7 November 2001, 13:18  : UK gilt yields plunge after Fed rate cut

UK gilt yields plunge after Fed rate cut
By Paul Hughes
LONDON, Nov 7 - Gilts futures shot to a new contract high and yields on short-dated paper plunged in early Wednesday trade after the U.S. Federal Reserve cut its key lending rate to the lowest level since 1961. The December future contract for 10-year gilts surged to a new contract high of 119.31, 52 ticks above Tuesday's close, before settling back.
Yields for two-year cash gilts sank to 3.944 percent from an opening level of 4.035 percent, leaving bond analysts searching for when yields had last been so low.
"It's a multi-year low, we're talking about 40 or 50 years," one said.
Ten-year cash yields fell to 4.378 percent, from an opening level of 4.436 percent.
"Clearly there's a lot of momentum. The market is very bullish," said Kirit Shah of Sanwa International.
The half point cut in the federal funds rate, the 10th cut this year, was seen as raising the likelihood of similar aggressive easing by the European Central Bank and the Bank of England's Monetary Policy Committee (MPC) on Thursday.

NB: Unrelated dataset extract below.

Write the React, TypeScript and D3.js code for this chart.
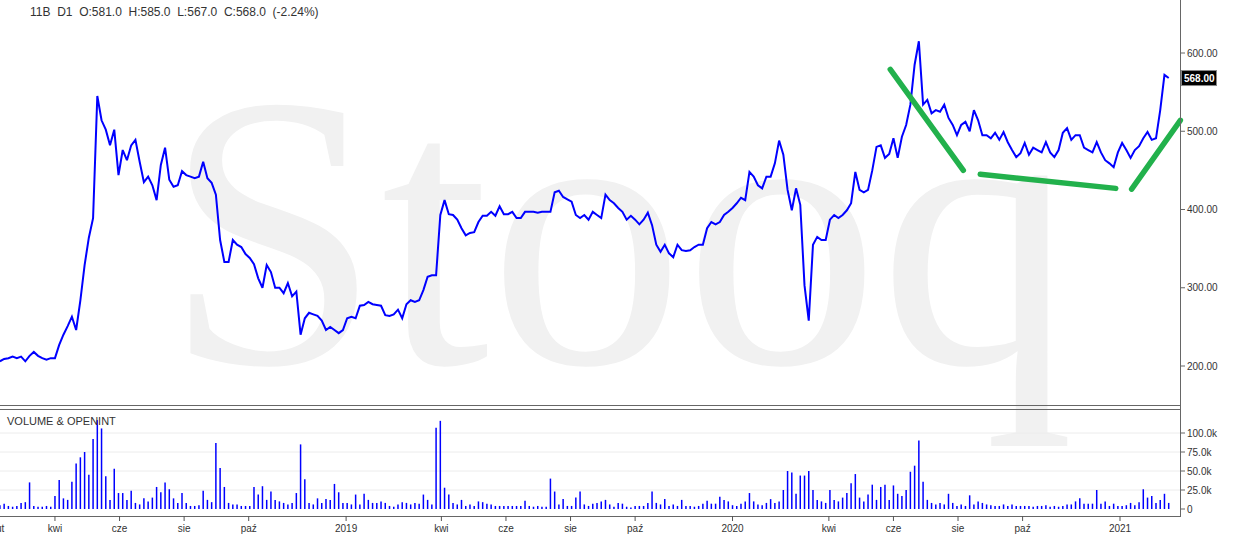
import { useEffect, useRef } from 'react'
import * as d3 from 'd3'

// closing prices, one bar every 4 calendar days starting 2018-02-08
const closes = [
  206, 209, 210, 212, 210, 212, 206, 213, 218, 213,
  210, 208, 210, 210, 227, 240, 251, 263, 246, 284,
  329, 364, 389, 545, 514, 502, 482, 502, 444, 476,
  463, 482, 489, 461, 435, 442, 431, 412, 457, 479,
  438, 429, 431, 449, 444, 442, 440, 442, 461, 440,
  434, 419, 361, 333, 333, 361, 355, 352, 343, 338,
  330, 312, 300, 329, 320, 300, 300, 293, 306, 289,
  295, 240, 261, 268, 266, 264, 258, 246, 250, 246,
  242, 246, 261, 263, 261, 277, 278, 282, 279, 278,
  277, 265, 264, 266, 272, 261, 279, 284, 282, 284,
  297, 314, 316, 316, 393, 412, 394, 393, 387, 376,
  367, 370, 371, 384, 392, 392, 397, 392, 404, 394,
  394, 397, 389, 389, 397, 397, 397, 396, 397, 397,
  397, 422, 424, 416, 413, 410, 393, 389, 393, 387,
  397, 393, 389, 419, 412, 408, 402, 397, 387, 392,
  387, 381, 387, 396, 380, 355, 346, 355, 344, 339,
  355, 348, 347, 348, 352, 355, 355, 376, 384, 381,
  384, 393, 397, 402, 408, 415, 412, 448, 442, 431,
  427, 442, 442, 459, 488, 470, 425, 399, 427, 406,
  303, 258, 355, 365, 361, 361, 387, 393, 389, 393,
  399, 408, 448, 425, 422, 425, 450, 480, 482, 466,
  471, 491, 466, 493, 508, 534, 585, 615, 534, 540,
  523, 527, 525, 534, 517, 508, 495, 508, 512, 500,
  527, 514, 495, 495, 491, 498, 489, 499, 486, 476,
  467, 472, 485, 470, 479, 476, 473, 486, 473, 467,
  476, 498, 504, 489, 495, 495, 479, 476, 473, 486,
  473, 463, 459, 454, 473, 485, 476, 466, 476, 481,
  491, 499, 489, 491, 527, 572, 568,
]

// volume in thousands, same bars
const volumesK = [
  5, 7, 4, 3, 4, 8, 9, 35, 4, 3,
  3, 4, 3, 17, 38, 14, 12, 36, 60, 68,
  75, 45, 92, 117, 106, 43, 12, 53, 21, 21,
  12, 24, 8, 6, 14, 10, 15, 29, 22, 35,
  26, 14, 8, 21, 8, 4, 4, 5, 24, 12,
  9, 87, 54, 29, 8, 6, 6, 4, 4, 4,
  29, 19, 30, 12, 23, 12, 10, 8, 6, 8,
  21, 85, 39, 8, 6, 14, 8, 13, 12, 33,
  22, 8, 8, 6, 19, 6, 20, 12, 8, 8,
  10, 8, 4, 3, 6, 9, 8, 6, 8, 7,
  19, 12, 6, 107, 116, 28, 19, 8, 6, 12,
  4, 6, 4, 10, 9, 7, 6, 4, 4, 4,
  4, 4, 4, 4, 11, 4, 3, 4, 3, 3,
  40, 23, 6, 13, 4, 4, 15, 23, 6, 4,
  7, 8, 10, 12, 6, 3, 8, 7, 3, 2,
  4, 4, 4, 8, 23, 8, 6, 13, 4, 6,
  4, 12, 4, 4, 3, 4, 7, 11, 7, 7,
  16, 12, 10, 5, 4, 7, 10, 21, 10, 6,
  5, 8, 13, 8, 10, 25, 50, 48, 20, 44,
  44, 50, 25, 12, 10, 8, 25, 12, 10, 15,
  21, 34, 46, 15, 10, 19, 32, 12, 29, 32,
  12, 31, 20, 17, 25, 49, 57, 90, 36, 12,
  8, 6, 8, 6, 20, 8, 4, 6, 4, 18,
  6, 10, 8, 6, 5, 4, 4, 6, 4, 6,
  4, 4, 4, 4, 3, 4, 4, 5, 3, 4,
  3, 4, 6, 6, 10, 14, 7, 7, 7, 25,
  7, 10, 4, 7, 4, 4, 5, 8, 5, 9,
  26, 15, 17, 8, 12, 20, 8,
]

const firstBar = new Date(2018, 1, 8)
const barStepDays = 4

const priceTicks = [200, 300, 400, 500, 600]
const volumeTicks = [0, 25, 50, 75, 100]

const monthTicks = [
  new Date(2018, 1, 1), new Date(2018, 3, 1), new Date(2018, 5, 1), new Date(2018, 7, 1), new Date(2018, 9, 1),
  new Date(2019, 0, 1), new Date(2019, 3, 1), new Date(2019, 5, 1), new Date(2019, 7, 1), new Date(2019, 9, 1),
  new Date(2020, 0, 1), new Date(2020, 3, 1), new Date(2020, 5, 1), new Date(2020, 7, 1), new Date(2020, 9, 1),
  new Date(2021, 0, 1),
]
const monthLabels = ['lut', 'kwi', 'cze', 'sie', 'paź', '2019', 'kwi', 'cze', 'sie', 'paź', '2020', 'kwi', 'cze', 'sie', 'paź', '2021']

// hand drawn green trend lines: [date, price] ends
const trendLines: [Date, number][][] = [
  [[new Date(2020, 4, 29), 579], [new Date(2020, 7, 6), 450]],
  [[new Date(2020, 7, 22), 445], [new Date(2020, 11, 28), 427]],
  [[new Date(2021, 0, 12), 426], [new Date(2021, 1, 27), 514]],
]

const header = '11B  D1  O:581.0  H:585.0  L:567.0  C:568.0  (-2.24%)'
const lastClose = 568

const SANS = '"Liberation Sans", Arial, sans-serif'

export default function App() {
  const svgRef = useRef<SVGSVGElement>(null)

  useEffect(() => {
    if (!svgRef.current) return
    const svg = d3.select(svgRef.current)
    svg.selectAll('*').remove()

    const axisX = 1180
    const x = d3.scaleTime().domain([new Date(2018, 1, 1), new Date(2021, 0, 1)]).range([-7.5, 1120])
    const y = d3.scaleLinear().domain([200, 600]).range([366, 53])
    const yv = d3.scaleLinear().domain([0, 100]).range([509, 433])
    const dates = closes.map((_, i) => d3.timeDay.offset(firstBar, i * barStepDays))

    svg.append('rect').attr('width', 1239).attr('height', 545).attr('fill', '#fff')

    // watermark
    svg.append('text')
      .attr('x', 164).attr('y', 363)
      .style('font-family', '"Liberation Serif", "Times New Roman", serif')
      .style('font-size', '390px')
      .attr('fill', '#f1f1f1')
      .text('Stooq')

    // volume grid
    volumeTicks.filter(v => v > 0).forEach(v => {
      svg.append('line')
        .attr('x1', 0).attr('x2', axisX)
        .attr('y1', yv(v)).attr('y2', yv(v))
        .attr('stroke', '#ececec').attr('stroke-width', 1)
    })

    // pane separator
    ;[405.5, 409.5].forEach(yy => {
      svg.append('line')
        .attr('x1', 0).attr('x2', axisX)
        .attr('y1', yy).attr('y2', yy)
        .attr('stroke', '#666').attr('stroke-width', 1)
    })

    // price line
    const line = d3.line<number>()
      .x((_, i) => x(dates[i]))
      .y(d => y(d))
    svg.append('path')
      .datum(closes)
      .attr('d', line)
      .attr('fill', 'none')
      .attr('stroke', '#0000ff')
      .attr('stroke-width', 2)
      .attr('stroke-linejoin', 'miter')
      .attr('stroke-miterlimit', 3)

    // volume bars
    volumesK.forEach((v, i) => {
      const xx = x(dates[i])
      svg.append('line')
        .attr('x1', xx).attr('x2', xx)
        .attr('y1', yv(0)).attr('y2', yv(v))
        .attr('stroke', '#0000ff').attr('stroke-width', 1.5)
    })

    // trend lines
    trendLines.forEach(seg => {
      svg.append('line')
        .attr('x1', x(seg[0][0])).attr('y1', y(seg[0][1]))
        .attr('x2', x(seg[1][0])).attr('y2', y(seg[1][1]))
        .attr('stroke', '#22b14c').attr('stroke-width', 5.5)
        .attr('stroke-linecap', 'round')
    })

    // right axis
    svg.append('line')
      .attr('x1', axisX + 0.5).attr('x2', axisX + 0.5)
      .attr('y1', 0).attr('y2', 517)
      .attr('stroke', '#666')
    priceTicks.forEach(p => {
      svg.append('line')
        .attr('x1', axisX).attr('x2', axisX + 5)
        .attr('y1', y(p)).attr('y2', y(p))
        .attr('stroke', '#666')
      svg.append('text')
        .attr('x', axisX + 7).attr('y', y(p))
        .attr('dominant-baseline', 'central')
        .style('font-family', SANS).style('font-size', '10px')
        .attr('fill', '#333')
        .text(p.toFixed(2))
    })
    volumeTicks.forEach(v => {
      svg.append('line')
        .attr('x1', axisX).attr('x2', axisX + 5)
        .attr('y1', yv(v)).attr('y2', yv(v))
        .attr('stroke', '#666')
      svg.append('text')
        .attr('x', axisX + 7).attr('y', yv(v))
        .attr('dominant-baseline', 'central')
        .style('font-family', SANS).style('font-size', '10px')
        .attr('fill', '#333')
        .text(v === 0 ? '0' : `${v.toFixed(1)}k`)
    })

    // last price marker
    svg.append('rect')
      .attr('x', axisX + 1.5).attr('y', y(lastClose) - 7.5)
      .attr('width', 35).attr('height', 15)
      .attr('fill', '#000').attr('stroke', '#888')
    svg.append('text')
      .attr('x', axisX + 4).attr('y', y(lastClose))
      .attr('dominant-baseline', 'central')
      .style('font-family', SANS).style('font-size', '10px').style('font-weight', '700')
      .attr('fill', '#fff')
      .text(lastClose.toFixed(2))

    // bottom time axis
    svg.append('line')
      .attr('x1', 0).attr('x2', axisX + 0.5)
      .attr('y1', 516.5).attr('y2', 516.5)
      .attr('stroke', '#666')
    monthTicks.forEach((d, i) => {
      const xx = x(d)
      svg.append('line')
        .attr('x1', xx).attr('x2', xx)
        .attr('y1', 516).attr('y2', 521)
        .attr('stroke', '#555')
      svg.append('text')
        .attr('x', Math.max(xx, -1)).attr('y', 528)
        .attr('text-anchor', 'middle').attr('dominant-baseline', 'central')
        .style('font-family', SANS).style('font-size', '10px')
        .attr('fill', '#333')
        .text(monthLabels[i])
    })

    // titles
    svg.append('text')
      .attr('x', 30).attr('y', 12)
      .attr('dominant-baseline', 'central')
      .style('font-family', SANS).style('font-size', '12px').style('white-space', 'pre')
      .attr('fill', '#333')
      .text(header)
    svg.append('text')
      .attr('x', 7).attr('y', 421)
      .attr('dominant-baseline', 'central')
      .style('font-family', SANS).style('font-size', '11px')
      .attr('fill', '#333')
      .text('VOLUME & OPENINT')
  }, [])

  return (
    <div style={{ position: 'absolute', left: 0, top: 0 }}>
      <svg ref={svgRef} width={1239} height={545} style={{ display: 'block' }} />
    </div>
  )
}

"This could tip the balance between a 25 basis point and 50 basiss point easing by the ECB," one trader said.
"The data flow has been so bad in recent days that half-point cuts could easily be justified. The key thing here in Britain is that inflation expectations are close to zero," said Shah.
Shah said recent signs that the UK housing market was starting to ease could persuade some members of the MPC who were concerned about over-stoking consumer demand with aggressive rate cuts, to cut its key lending rate by half a point to 4.0 percent.
Traders said the run-up in bond prices in recent days had been sustained by heavy cash flows, both from pension funds and from maturing bonds.
Nevertheless, there was a felling among some that bonds had run ahead of themselves.
"I thought they were already toppy but today puts us in unchartered territory," one trader said.
Interest rate futures, known as short-sterling also surged and are now pricing in UK interest rates at 4.0 percent by the end of the year and down to 3.75 percent by next March.